Unfortunately I have faced two major and one minor issue during the first phase of experiment.
The first challenge was to install MongoDB on Ubuntu 15.10. Why is it a challenge? Since Ubuntu 15.04 and onwards upstart -default init system- replaced by systemd and caused lots of headache. I am not sure about others but I personally have given up installing MongoDB on Ubuntu. Therefore, I used an OpenShift instance as my playground.
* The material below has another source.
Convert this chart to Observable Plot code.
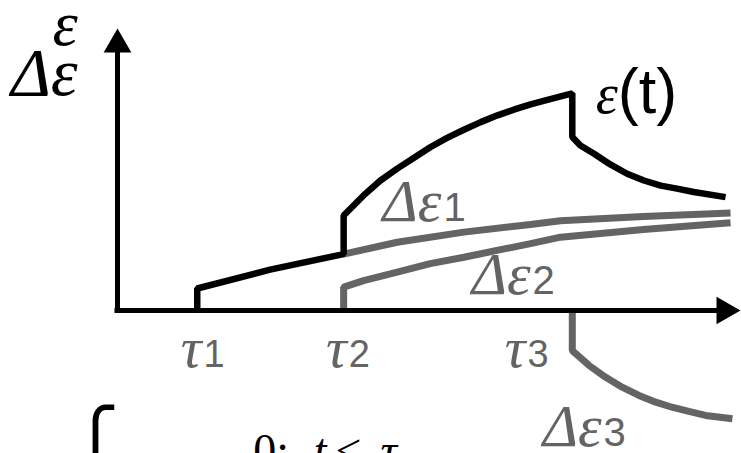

Installing MongoDB is very easy in OpenShift you just need to click and install it via its console I created a database called
quotionary and a collection (equals to [formatless] RDBMS table) called
Now, let’s discuss about the second challenge. This roadblock was to transform the file from semicolon separated to tab separated (TSV). Why tab? MongoDB only accepts Json, CSV and TSV and since our file has comma (,) as part of its content, the most handy solution is to convert it to tab. To do so, use this command,
$ sed 's/;/\t/g' quotes_all.csv > quote.tsv
The last hurdle was about uploading the CSV file to OpenShift data directory in a clean way without any bleeding. Why in the clean way? Overall, there are two approaches to have a file in an OpenShift instance, one is via
scp which is neat and clean. The other way (quick hack) is to commit the file to repository. I came up with a third and easy-peasy-lemon-squeezy solution described in below.
To upload a file to OpenShift, first I uploaded it to an Amazon S3 bucket and got the public URL. Then
ssh to the instance using this command.
$ rhc ssh Test
cd to persistence directory with this command.
$ cd OPENSHIFT_DATA_DIR
Finally download the file using
$ wget [link of S3 bucket]
Some may think where to find a S3 bucket and is there any replacement for that. The answer is so simple, there is a workaround if don’t have access to S3, just create a Dropbox or Gdrive account, upload the file there and get its public link.
Before jumping to import the file to Mongo, need to create a collection. To do that, I use
mongo interactive console command prompt like this.
$ mongo > use quotionary > db.createCollection(quotes)
After all steps, we can import the file to MongoDB using
$ mongoimport --host $OPENSHIFT_MONGODB_DB_HOST --db quotionary --collection quotes --type tsv --headerline --file quote.tsv -u admin -p --fields "quote,name,category"
Final step of phase one experiment is to verify the data by querying them.
$ mongo > use quotionary > db.quotes.find().pretty;
If anything went wrong and you need to repopulate the data just use
Now phase one is completed and the TSV file successfully imported to MongoDB, however, this is just the beginning and for the next phases, I plan to do some data processing on the dataset.